Jersey store says 'no need' for carrier bag regulation

Plastic bag Image copyright Getty Images
Image caption The number of plastics bags distributed fell by more than 30 million a year after a charge was introduced

There is no need for regulation over the use of plastic carrier bags, according to the head of a Channel Island supermarket.

In 2008, supermarkets on the islands agreed to charge customers for plastic bags as part of a voluntary scheme.

The companies said they were giving out millions fewer plastic bags since the charge was introduced.

Tony O'Neill, chief executive of Sandpiper, said a law is not necessary when industries work together.

"I don't think we need a law for things like this.

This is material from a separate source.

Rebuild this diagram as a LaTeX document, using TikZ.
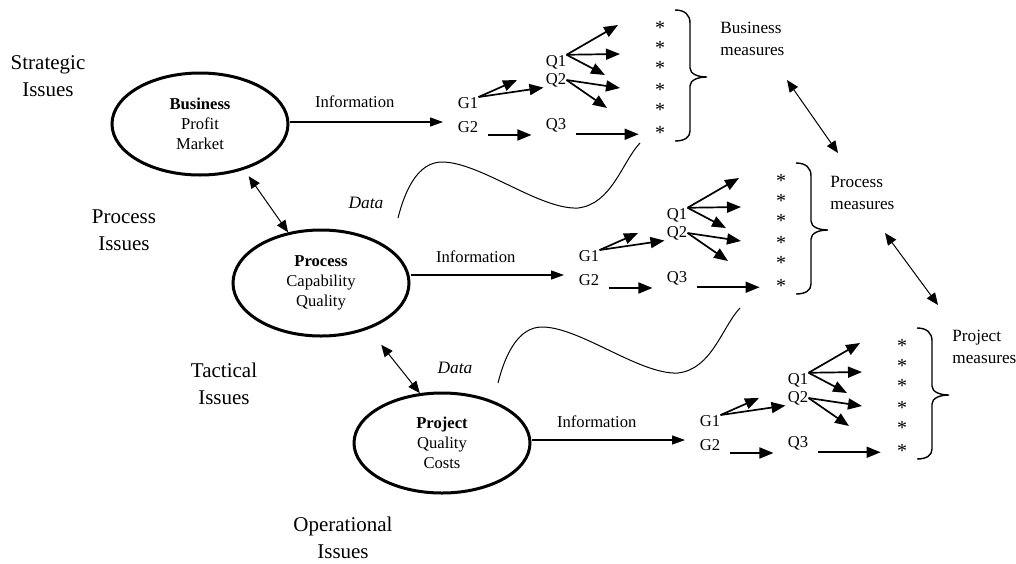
\documentclass[tikz,border=0pt]{standalone}
\usepackage{fontspec}
\setmainfont{Liberation Serif}
\usetikzlibrary{shapes.geometric,arrows.meta}
\tikzset{
  bigtxt/.style={inner sep=0pt, font=\fontsize{10.5}{13.5}\selectfont, align=center},
  eltxt/.style={draw, line width=1.5pt, ellipse, inner sep=0pt, minimum width=88pt, minimum height=51pt, font=\fontsize{8.3}{10}\selectfont, align=center},
  gqtext/.style={inner sep=0pt, font=\fontsize{8.3}{10}\selectfont},
  starn/.style={inner sep=0pt, font=\fontsize{10}{10}\selectfont, yshift=-1.5pt},
  blk/.style={-{Triangle[length=7pt,width=5.5pt]}, line width=0.85pt},
  info/.style={-{Triangle[length=6.5pt,width=4.5pt]}, line width=0.65pt},
  dbl/.style={{Triangle[length=6pt,width=5pt]}-{Triangle[length=6pt,width=5pt]}, line width=0.5pt},
  brc/.style={line width=0.7pt},
  wave/.style={line width=0.5pt},
  meas/.style={inner sep=0pt, font=\fontsize{8.6}{11}\selectfont, align=left, anchor=west},
  datal/.style={inner sep=0pt, font=\fontsize{8.7}{10}\selectfont\itshape},
  gq/.pic={
    \node[gqtext] (-g1) at (0,0) {G1};
    \node[gqtext] (-g2) at (0,24) {G2};
    \node[gqtext] (-q1) at (88,-41) {Q1};
    \node[gqtext] (-q2) at (88,-23) {Q2};
    \node[gqtext] (-q3) at (88,22) {Q3};
    \foreach \i/\yy in {1/-78,2/-58,3/-38,4/-16,5/4,6/27}{\node[starn] (-s\i) at (192,\yy) {*};}
    \coordinate (-in) at (-25,19);
    \coordinate (-t1) at (49,-23);
    \coordinate (-a1) at (150,-78);
    \coordinate (-a2) at (152,-49);
    \coordinate (-a3) at (137,-28);
    \coordinate (-b1) at (152,-15);
    \coordinate (-b2) at (139,5);
    \draw[blk] (-g1.north east) -- (-t1);
    \draw[blk, shorten >=1pt] (-g1.north east) -- (-q2.south west);
    \draw[blk] (-q1.north east) -- (-a1);
    \draw[blk] (-q1.north east) -- (-a2);
    \draw[blk] (-q1.north east) -- (-a3);
    \draw[blk] (-q2.east) -- (-b1);
    \draw[blk] (-q2.east) -- (-b2);
    \draw[blk, shorten <=4.5pt, shorten >=7pt] ([yshift=-1pt]-g2.south east) -- ([yshift=-1pt]-g2.south east -| -q3.west);
    \draw[blk, shorten <=4.5pt, shorten >=8pt] ([yshift=-1pt]-q3.south east) -- ([yshift=-1pt]-q3.south east -| -s6.west);
    \draw[brc] (207,-93) .. controls (217,-93) and (222,-88) .. (222,-80) -- (222,-35)
      .. controls (222,-29) and (230,-26) .. (239,-26)
      .. controls (230,-26) and (222,-23) .. (222,-17) -- (222,28)
      .. controls (222,34) and (217,38) .. (207,38);
  }
}
\begin{document}
\begin{tikzpicture}[x=0.5pt, y=-0.5pt]
\useasboundingbox (0,0) rectangle (1016,563);
% level labels
\node[bigtxt] (lstrat) at (48,76.5) {Strategic\\Issues};
\node[bigtxt] (lproc) at (124,230) {Process\\Issues};
\node[bigtxt] (ltact) at (224,384) {Tactical\\Issues};
\node[bigtxt] (loper) at (343,537.5) {Operational\\Issues};
% ellipses
\node[eltxt] (Business) at (200,124) {\textbf{Business}\\Profit\\Market};
\node[eltxt, minimum height=53pt] (Process) at (321,283) {\textbf{Process}\\Capability\\Quality};
\node[eltxt, minimum height=50pt] (Project) at (442,443) {\textbf{Project}\\Quality\\Costs};
% G/Q blocks
\pic (b1) at (468,103) {gq};
\pic (b2) at (589,256) {gq};
\pic (b3) at (710,421) {gq};
% information arrows
\draw[info] (Business.east |- b1-in) -- node[gqtext, pos=0.425, above=7pt] {Information} (b1-in);
\draw[info] (Process.east |- b2-in) -- node[gqtext, pos=0.425, above=6pt] {Information} (b2-in);
\draw[info] (Project.east |- b3-in) -- node[gqtext, pos=0.425, above=6pt] {Information} (b3-in);
% double arrows between levels
\draw[dbl, shorten <=4pt] (Business.-46) -- (Process.123);
\draw[dbl, shorten <=10pt] (Process.-44) -- (Project.114);
% measures
\node[meas] (bm) at (720,39) {Business\\measures};
\node[meas] (pm) at (830,192.5) {Process\\measures};
\node[meas] (jm) at (952,346.5) {Project\\measures};
\coordinate (bmA) at (787,80);
\coordinate (pmA) at (838,153);
\coordinate (pmB) at (885,233);
\coordinate (jmA) at (938,305);
\draw[dbl] (bmA) -- (pmA);
\draw[dbl] (pmB) -- (jmA);
% data
\node[datal] (d1) at (366,203) {Data};
\node[datal] (d2) at (455,368) {Data};
\draw[wave] (398,218) .. controls (405,190) and (418,162) .. (442,162)
  .. controls (480,162) and (540,210) .. (578,208)
  .. controls (612,204) and (622,162) .. (640,143);
\draw[wave] (498,383) .. controls (505,355) and (518,327) .. (542,327)
  .. controls (580,327) and (640,375) .. (678,373)
  .. controls (712,369) and (722,327) .. (740,308);
\end{tikzpicture}
\end{document}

It is clear the population has bought into it and just by the evidence and behaviour of people in the island, they are happy to go along with it," he stated.

Sandpiper, which owns the Marks & Spencer franchise, the Iceland franchise and runs its own Checkers supermarkets, said it used to give out about 25 million bags per year, that has dropped to just over seven million.

The Channel Islands Co-Op said it used to give out 12.5 million, but that had dropped to just over one million bags per year.

A spokesman for the Co-operative Society said the money raised from selling the bags was put into an Eco Fund, which they used each year to support local environmental projects.

Sandpiper said they used the money to fund the training of a guide-dog.

They named the dog Piper and his owner, Jacqueline Richomme, said it would not have been possible to train him in Jersey without the money from plastic bags.